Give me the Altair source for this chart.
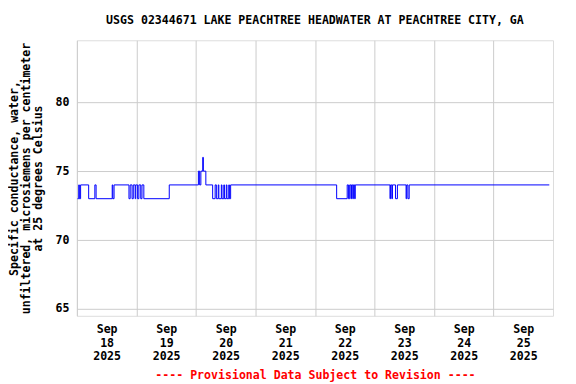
import altair as alt
import pandas as pd

TITLE = "USGS 02344671 LAKE PEACHTREE HEADWATER AT PEACHTREE CITY, GA"
Y_TITLE = ["Specific conductance, water,",
           "unfiltered, microsiemens per centimeter",
           "at 25 degrees Celsius"]
FOOTER = "---- Provisional Data Subject to Revision ----"

# step-change points (local time) and values
times = [
    "2025-09-18T00:15", "2025-09-18T00:45", "2025-09-18T01:00", "2025-09-18T01:30",
    "2025-09-18T04:45", "2025-09-18T07:15", "2025-09-18T07:45", "2025-09-18T14:15",
    "2025-09-18T14:30", "2025-09-18T15:00", "2025-09-18T21:00", "2025-09-18T21:30",
    "2025-09-18T22:15", "2025-09-18T22:45", "2025-09-18T23:30", "2025-09-18T23:45",
    "2025-09-19T00:30", "2025-09-19T01:00", "2025-09-19T01:45", "2025-09-19T02:15",
    "2025-09-19T03:00", "2025-09-19T13:15", "2025-09-20T01:00", "2025-09-20T01:30",
    "2025-09-20T02:00", "2025-09-20T02:45", "2025-09-20T03:00", "2025-09-20T04:00",
    "2025-09-20T06:45", "2025-09-20T07:45", "2025-09-20T08:15", "2025-09-20T09:00",
    "2025-09-20T09:15", "2025-09-20T10:15", "2025-09-20T10:30", "2025-09-20T11:15",
    "2025-09-20T11:30", "2025-09-20T12:15", "2025-09-20T12:30", "2025-09-20T13:15",
    "2025-09-20T13:30", "2025-09-20T14:00", "2025-09-22T08:45", "2025-09-22T13:00",
    "2025-09-22T13:30", "2025-09-22T14:00", "2025-09-22T14:30", "2025-09-22T14:45",
    "2025-09-22T15:15", "2025-09-22T15:30", "2025-09-22T16:00", "2025-09-22T16:15",
    "2025-09-23T06:15", "2025-09-23T06:30", "2025-09-23T07:00", "2025-09-23T07:15",
    "2025-09-23T08:30", "2025-09-23T09:15", "2025-09-23T12:45", "2025-09-23T13:00",
    "2025-09-23T13:30", "2025-09-23T14:00", "2025-09-25T22:30",
]
values = [
    73, 74, 73, 74,
    73, 74, 73, 74,
    73, 74, 73, 74,
    73, 74, 73, 74,
    73, 74, 73, 74,
    73, 74, 75, 74,
    75, 76, 75, 74,
    73, 74, 73, 74,
    73, 74, 73, 74,
    73, 74, 73, 74,
    73, 74, 73, 74,
    73, 74, 73, 74,
    73, 74, 73, 74,
    73, 74, 73, 74,
    73, 74, 73, 74,
    73, 74, 74,
]

day_ticks = ["2025-09-18", "2025-09-19", "2025-09-20", "2025-09-21",
             "2025-09-22", "2025-09-23", "2025-09-24", "2025-09-25"]
y_ticks = [65, 70, 75, 80]

df = pd.DataFrame({"time": times, "value": values})

FONT = "DejaVu Sans Mono"
FS = 11.6

x_axis = alt.Axis(
    values=[alt.DateTime(year=2025, month=9, date=int(d[-2:])) for d in day_ticks],
    labelExpr="[timeFormat(datum.value, '%b'), timeFormat(datum.value, '%d'), timeFormat(datum.value, '%Y')]",
    labelOffset=29.8, labelLineHeight=13.5, labelPadding=8, labelFlush=False,
    labelFont=FONT, labelFontSize=FS, labelFontWeight="bold", labelColor="black",
    ticks=False, domain=False, grid=True, gridColor="#cccccc", gridWidth=1,
    title=FOOTER, titleColor="red", titleFont=FONT, titleFontSize=FS,
    titleFontWeight="bold", titlePadding=7,
)
y_axis = alt.Axis(
    values=y_ticks, labelFont=FONT, labelFontSize=FS, labelFontWeight="bold",
    labelColor="black", labelPadding=8, ticks=False, domain=False,
    grid=True, gridColor="#cccccc", gridWidth=1,
    title=Y_TITLE, titleFont=FONT, titleFontSize=FS, titleFontWeight="bold",
    titleColor="black", titleLineHeight=12.5, titlePadding=11,
)

chart = alt.Chart(df).mark_line(
    color="#0000ff", strokeWidth=1, interpolate="step-after"
).encode(
    x=alt.X("time:T", axis=x_axis,
            scale=alt.Scale(domain=[alt.DateTime(year=2025, month=9, date=18),
                                    alt.DateTime(year=2025, month=9, date=26)])),
    y=alt.Y("value:Q", axis=y_axis,
            scale=alt.Scale(domain=[64.5, 84.5], nice=False, zero=False)),
).properties(
    width=477, height=276,
    autosize="none",
    padding={"left": 69, "top": 32, "right": 15, "bottom": 68},
    title=alt.Title(TITLE, font=FONT, fontSize=FS, fontWeight="bold",
                    color="black", anchor="middle", frame="group",
                    baseline="alphabetic", offset=5),
).configure_view(
    stroke="black", strokeWidth=1
).configure(background="white")

chart.save("out.html", embed_options={"renderer": "svg", "actions": False})
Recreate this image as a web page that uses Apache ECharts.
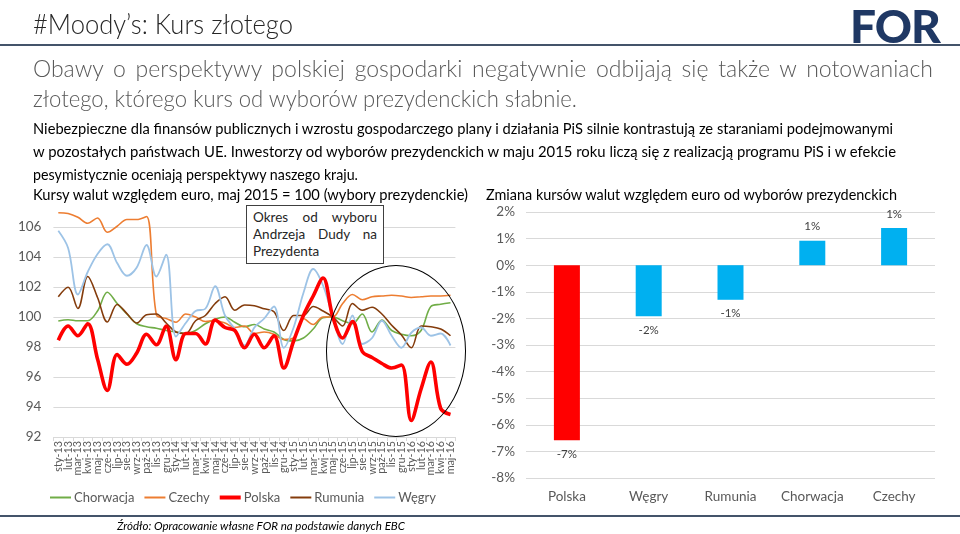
<!DOCTYPE html>
<html>
<head>
<meta charset="utf-8">
<script src="https://cdn.jsdelivr.net/npm/echarts@6/dist/echarts.min.js"></script>
<style>
  html, body { margin:0; padding:0; background:#fff; }
  body { width:960px; height:534px; position:relative; overflow:hidden; font-family: Lato, 'Noto Sans', sans-serif; }
  #chart { position:absolute; left:0; top:0; width:960px; height:534px; }
  .t { position:absolute; white-space:nowrap; transform-origin:0 0; z-index:5; }
  .hr { position:absolute; left:0; width:960px; background:#44546A; z-index:5; }
  #note { position:absolute; left:246px; top:205px; width:124px; padding:3px 6px; border:1px solid #404040; background:#fff; font-size:13.5px; line-height:17px; color:#262626; z-index:6; }
  #note .j { text-align:justify; text-align-last:justify; }
  #ell { position:absolute; border:1.6px solid #000; border-radius:50%; z-index:6; box-sizing:border-box; }
</style>
</head>
<body>
<div id="chart"></div>

<div class="t" data-w="260" style="left:33px;top:7px;font-size:27px;color:#262626;font-weight:300;">#Moody’s: Kurs złotego</div>
<div class="hr" style="top:44px;height:2px;"></div>
<div class="t" style="left:850px;top:-2px;font-size:46px;font-weight:900;color:#1F3864;letter-spacing:-1px;">FOR</div>

<div class="t" style="left:33px;top:54px;width:900px;font-size:23px;color:#595959;font-weight:300;text-align:justify;text-align-last:justify;white-space:normal;">Obawy o perspektywy polskiej gospodarki negatywnie odbijają się także w notowaniach</div>
<div class="t" data-w="544" style="left:33px;top:84px;font-size:23px;color:#595959;font-weight:300;">złotego, którego kurs od wyborów prezydenckich słabnie.</div>

<div class="t" data-w="860" style="left:33px;top:119px;font-size:15px;color:#000;">Niebezpieczne dla finansów publicznych i wzrostu gospodarczego plany i działania PiS silnie kontrastują ze staraniami podejmowanymi</div>
<div class="t" data-w="863" style="left:33px;top:142px;font-size:15px;color:#000;">w pozostałych państwach UE. Inwestorzy od wyborów prezydenckich w maju 2015 roku liczą się z realizacją programu PiS i w efekcie</div>
<div class="t" data-w="325" style="left:33px;top:165px;font-size:15px;color:#000;">pesymistycznie oceniają perspektywy naszego kraju.</div>

<div class="t" data-w="435" style="left:33px;top:185px;font-size:15px;color:#000;">Kursy walut względem euro, maj 2015 = 100 (wybory prezydenckie)</div>
<div class="t" data-w="411" style="left:486px;top:185px;font-size:15px;color:#000;">Zmiana kursów walut względem euro od wyborów prezydenckich</div>

<div id="note"><div class="j">Okres od wyboru</div><div class="j">Andrzeja Dudy na</div><div>Prezydenta</div></div>
<div id="ell"></div>

<div class="hr" style="top:515px;height:1.5px;"></div>
<div class="t" data-w="288" style="left:117px;top:519px;font-size:11.5px;font-style:italic;color:#000;">Źródło: Opracowanie własne FOR na podstawie danych EBC</div>

<script>
// ---- data ----
const months = ['sty-13','lut-13','mar-13','kwi-13','maj-13','cze-13','lip-13','sie-13','wrz-13','paź-13','lis-13','gru-13',
  'sty-14','lut-14','mar-14','kwi-14','maj-14','cze-14','lip-14','sie-14','wrz-14','paź-14','lis-14','gru-14',
  'sty-15','lut-15','mar-15','kwi-15','maj-15','cze-15','lip-15','sie-15','wrz-15','paź-15','lis-15','gru-15',
  'sty-16','lut-16','mar-16','kwi-16','maj-16'];
const chorwacja = [99.73,99.82,99.75,99.75,100.4,101.65,100.9,100.2,99.55,99.35,99.25,99.1,99.0,98.9,99.1,99.55,99.85,100.0,99.65,99.35,99.5,99.2,99.0,98.5,98.4,98.6,99.2,99.95,100,99.75,99.55,100.2,99.0,99.8,99.1,98.85,98.75,99.1,100.7,100.85,100.95];
const czechy = [106.95,106.9,106.65,106.25,106.6,105.65,106.05,106.5,106.5,106.7,100.15,99.9,99.65,100.2,100.0,99.7,99.75,99.6,99.3,99.4,98.9,99.0,98.85,98.5,98.6,99.9,99.5,100.0,100,100.9,101.5,101.15,101.35,101.4,101.45,101.4,101.3,101.35,101.4,101.4,101.45];
const polska = [98.45,99.4,98.75,99.55,97.2,95.1,97.5,96.85,97.6,98.85,98.15,99.4,97.15,98.9,98.9,98.2,99.8,99.3,99.1,97.95,98.85,97.95,98.75,96.6,98.4,100.1,101.4,102.6,100,98.6,99.7,97.7,97.3,96.9,96.6,96.8,93.1,95.2,97.0,93.9,93.5];
const rumunia = [101.35,101.98,100.57,102.7,101.3,99.67,100.83,100.23,99.6,100.15,100.2,99.6,99.0,98.9,99.75,100.1,100.9,101.35,100.45,100.8,100.75,100.55,100.35,99.1,100.1,100.1,100.7,100.4,100,99.4,100.9,100.45,100.65,100.2,99.45,98.8,97.95,99.4,99.35,99.2,98.75];
const wegry = [105.75,104.6,101.5,103.0,104.2,104.85,103.6,102.75,103.3,104.8,102.7,104.15,98.7,99.6,100.4,100.55,102.05,100.1,99.2,98.1,99.3,99.9,100.7,97.95,99.3,101.6,103.2,102.1,100,98.2,100.1,98.2,98.6,99.75,98.75,97.95,98.95,99.3,98.75,98.9,98.1];
const yTicksLeft = [92,94,96,98,100,102,104,106];

const barCats = ['Polska','Węgry','Rumunia','Chorwacja','Czechy'];
const barVals = [-6.58,-1.92,-1.3,0.92,1.4];
const yTicksRight = [-8,-7,-6,-5,-4,-3,-2,-1,0,1,2];

// ---- fit text widths ----
document.querySelectorAll('.t[data-w]').forEach(el => {
  const target = +el.dataset.w;
  const w = el.getBoundingClientRect().width;
  if (w > 0) el.style.transform = 'scaleX(' + (target / w) + ')';
});

const FONT = 'Lato, "Noto Sans", sans-serif';
const GRAY = '#595959';
const GRID = '#D9D9D9';
const THIN = 'path://M0 0H21V2H0Z';
const THICK = 'path://M0 0H21V4H0Z';

function lineSeries(name, data, color, width) {
  return { name, type:'line', data, xAxisIndex:0, yAxisIndex:0, smooth:0.35, symbol:'none', showSymbol:false,
    lineStyle:{ color, width }, itemStyle:{ color }, emphasis:{ disabled:true } };
}

const chart = echarts.init(document.getElementById('chart'), null, { renderer:'canvas' });
chart.setOption({
  animation:false,
  textStyle:{ fontFamily: FONT },
  grid:[
    { left:53.4, top:209, width:402, height:228 },
    { left:526, top:212, width:409, height:266 }
  ],
  xAxis:[
    { type:'category', gridIndex:0, data:months, boundaryGap:true,
      axisLine:{ lineStyle:{ color:GRID } }, axisTick:{ show:true, interval:0, length:4, lineStyle:{ color:GRID } },
      axisLabel:{ interval:0, rotate:90, fontSize:10.8, color:GRAY, margin:4, fontFamily:FONT } },
    { type:'category', gridIndex:1, data:barCats, boundaryGap:true,
      axisLine:{ show:false }, axisTick:{ show:false },
      axisLabel:{ fontSize:13.5, color:GRAY, margin:12, fontFamily:FONT } }
  ],
  yAxis:[
    { type:'value', gridIndex:0, min:92, max:107.2, interval:2,
      axisLine:{ show:false }, axisTick:{ show:false },
      axisLabel:{ fontSize:13.5, color:GRAY, margin:12, showMaxLabel:false, fontFamily:FONT,
        formatter: v => yTicksLeft.includes(v) ? String(v) : '' },
      splitLine:{ lineStyle:{ color:GRID, width:1 }, showMaxLine:false } },
    { type:'value', gridIndex:1, min:-8, max:2, interval:1,
      axisLine:{ show:false }, axisTick:{ show:false },
      axisLabel:{ fontSize:13.5, color:GRAY, margin:11, fontFamily:FONT,
        formatter: v => yTicksRight.includes(v) ? v + '%' : '' },
      splitLine:{ lineStyle:{ color:GRID, width:1 } } }
  ],
  legend:{
    data:[
      { name:'Chorwacja', icon:THIN },
      { name:'Czechy', icon:THIN },
      { name:'Polska', icon:THICK },
      { name:'Rumunia', icon:THIN },
      { name:'Węgry', icon:THIN }
    ],
    left:45, top:486, itemWidth:21, itemHeight:14, itemGap:10,
    textStyle:{ fontSize:13, color:GRAY, fontFamily:FONT, padding:[0,0,0,-2] } },
  series:[
    lineSeries('Chorwacja', chorwacja, '#70AD47', 1.6),
    lineSeries('Czechy', czechy, '#ED7D31', 1.6),
    lineSeries('Rumunia', rumunia, '#843C0C', 1.6),
    lineSeries('Węgry', wegry, '#9DC3E6', 1.8),
    lineSeries('Polska', polska, '#FF0000', 3.6),
    { type:'bar', name:'Zmiana', xAxisIndex:1, yAxisIndex:1, barWidth:26,
      data: barVals.map((v, i) => ({ value:v, itemStyle:{ color: i === 0 ? '#FF0000' : '#00B0F0' } })),
      label:{ show:true, position:'outside', distance:8, fontSize:11.5, color:'#404040', fontFamily:FONT,
        formatter: p => Math.round(p.value) + '%' } }
  ]
});

// ellipse around the post-election period, placed via the axes
const lt = chart.convertToPixel({ gridIndex:0 }, [28, 103.5]);
const rb = chart.convertToPixel({ gridIndex:0 }, [40, 92]);
const ell = document.getElementById('ell');
const L = lt[0] - 7, R = rb[0] + 16, T = lt[1], B = rb[1];
ell.style.left = L + 'px'; ell.style.top = T + 'px';
ell.style.width = (R - L) + 'px'; ell.style.height = (B - T) + 'px';
</script>
</body>
</html>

**What to produce:**
Set down the records above word for word, from the first line through the line containing "Provisional Data Subject", both included; leave out the pictures.

**Worked solution:**
Give me the Altair source for this chart.
import altair as alt
import pandas as pd

TITLE = "USGS 02344671 LAKE PEACHTREE HEADWATER AT PEACHTREE CITY, GA"
Y_TITLE = ["Specific conductance, water,",
           "unfiltered, microsiemens per centimeter",
           "at 25 degrees Celsius"]
FOOTER = "---- Provisional Data Subject to Revision ----"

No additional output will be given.